(社会新報7月12日号3面より)
2023年6月22日、韓国の国政政党である正義党の一行が日本を訪れた。目的は、東京電力福島第一原発の視察であった。福島第一原発のALPS処理汚染水の海洋放出に強い危機意識をもっての視察だ。もともと社民党とその内部自主組織である「脱原発・脱プルトニウム全国連絡協議会」が、春ごろから計画していた視察であったが、5月中旬に服部幹事長が訪韓したことをきっかけに今回の正義党による福島第一原発の視察が実現した。
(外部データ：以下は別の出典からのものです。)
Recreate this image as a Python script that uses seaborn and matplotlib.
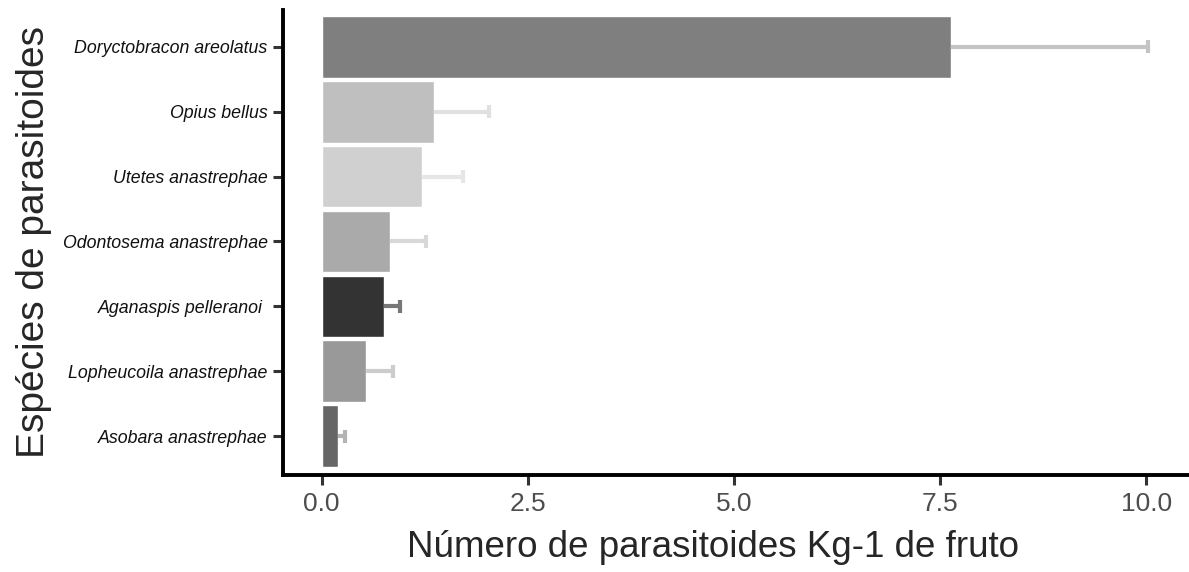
import matplotlib
matplotlib.use("Agg")
import matplotlib.pyplot as plt
import seaborn as sns
import pandas as pd
import numpy as np

species = ["Doryctobracon areolatus", "Opius bellus", "Utetes anastrephae",
           "Odontosema anastrephae", "Aganaspis pelleranoi ", "Lopheucoila anastrephae",
           "Asobara anastrephae"]
means = [7.63, 1.36, 1.22, 0.83, 0.75, 0.54, 0.20]
errors = [2.39, 0.67, 0.49, 0.44, 0.20, 0.32, 0.08]
bar_colors = ["#7f7f7f", "#bfbfbf", "#d0d0d0", "#aaaaaa", "#333333", "#999999", "#666666"]
err_colors = ["#c4c4c4", "#e0e0e0", "#e6e6e6", "#d8d8d8", "#777777", "#cccccc", "#b4b4b4"]
xticks = [0.0, 2.5, 5.0, 7.5, 10.0]

sns.set_theme(style="ticks")
plt.rcParams['font.family'] = ['Liberation Sans', 'DejaVu Sans']

df = pd.DataFrame({"species": species, "value": means})

fig = plt.figure(figsize=(11.89, 5.72), dpi=100)
ax = fig.add_axes([0.238, 0.1696, 0.762, 0.813])

sns.barplot(data=df, x="value", y="species", hue="species", palette=bar_colors,
            legend=False, width=0.95, saturation=1, ax=ax, orient="h", errorbar=None)

pos = np.arange(len(species))
m = np.array(means)
e = np.array(errors)
ax.hlines(pos, m, m + e, colors=err_colors, linewidth=3, zorder=1)
ax.vlines(m + e, pos - 0.1, pos + 0.1, colors=err_colors, linewidth=3, zorder=1)

ax.set_xlim(-0.47, 10.52)
ax.set_ylim(6.6, -0.57)
ax.set_xticks(xticks)
ax.set_xticklabels([f"{t:.1f}" for t in xticks], fontsize=19, color="#4d4d4d")
for lab in ax.get_yticklabels():
    lab.set_fontstyle("italic")
    lab.set_fontsize(12.8)
    lab.set_color("#111111")
ax.tick_params(axis="both", length=7, width=2.2, color="#333333")
ax.tick_params(axis="x", pad=5)
ax.tick_params(axis="y", pad=4)
for s in ["left", "bottom"]:
    ax.spines[s].set_linewidth(2.8)
    ax.spines[s].set_color("black")
sns.despine(ax=ax)

ax.set_xlabel("Número de parasitoides Kg-1 de fruto", fontsize=26.5)
ax.xaxis.set_label_coords(0.475, -0.118)
ax.set_ylabel("Espécies de parasitoides", fontsize=28, labelpad=8)

fig.savefig("out.png", dpi=100)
視察団の一行は、正義党の国会議員である裵晋教(ぺ・ジンギョ)院内代表、李恩周(イ・ウンジュ)院内主席副代表、同党「福島汚染水阻止TF(タスク・フォース)」団長を務める姜恩美(カン・ウンミ)議員の3人と、汚染水海洋放出に反対する市民運動団体など7人で構成されていた。
迎えた社民党全国連合は、福島党首、大椿副党首、服部幹事長、渡辺組織団体局長ら6人であった。
昼食後、原発ゼロ議員連盟との懇談会を持ち、日韓両国で汚染水海洋放出に反対する行動を広げていくことを確認した。その後、正義党の海洋放出反対の要請文を携えて社民党が同行して東電本社を訪ねたが、社員ではなく、守衛が受け取るという不当かつ非礼な応対だった。そのため要請文を渡さずに、東電正門前で正義党、社民党の国会議員が抗議の演説を行なった。抗議行動終了後、正義党の一行は議員会館に戻り、原水禁や平和フォーラムの役員と意見交換を行ない、汚染水の海洋放出反対をはじめ今後の運動における共同の取り組みについて意思統一を行なった。
真剣かつ和やかな懇談の後、正義党訪日団の一行は、福島視察に向かうため、あわただしく東京駅に向かった。翌日は、正義党国会議員のうち代表一人が福島第一原発の視察行動に参加した。視察後も福島県内で汚染水海洋放出に反対する市民団体と活発に交流した。
現在、韓国では、国内世論の8割近くが福島第一原発からの放射性汚染水の海洋放出に反対であり、市民の間でさまざまな反対行動が展開されている。日本においては反対が4割弱でしかなく、3・11を国民はもう忘れたのかと暗鬱な気持ちにならざるを得ない。正義党は社会民主主義の理念実現を掲げる政党であり、私たちと共通の課題も多い。社民党は今後とも正義党との連携を強めていく必要がある。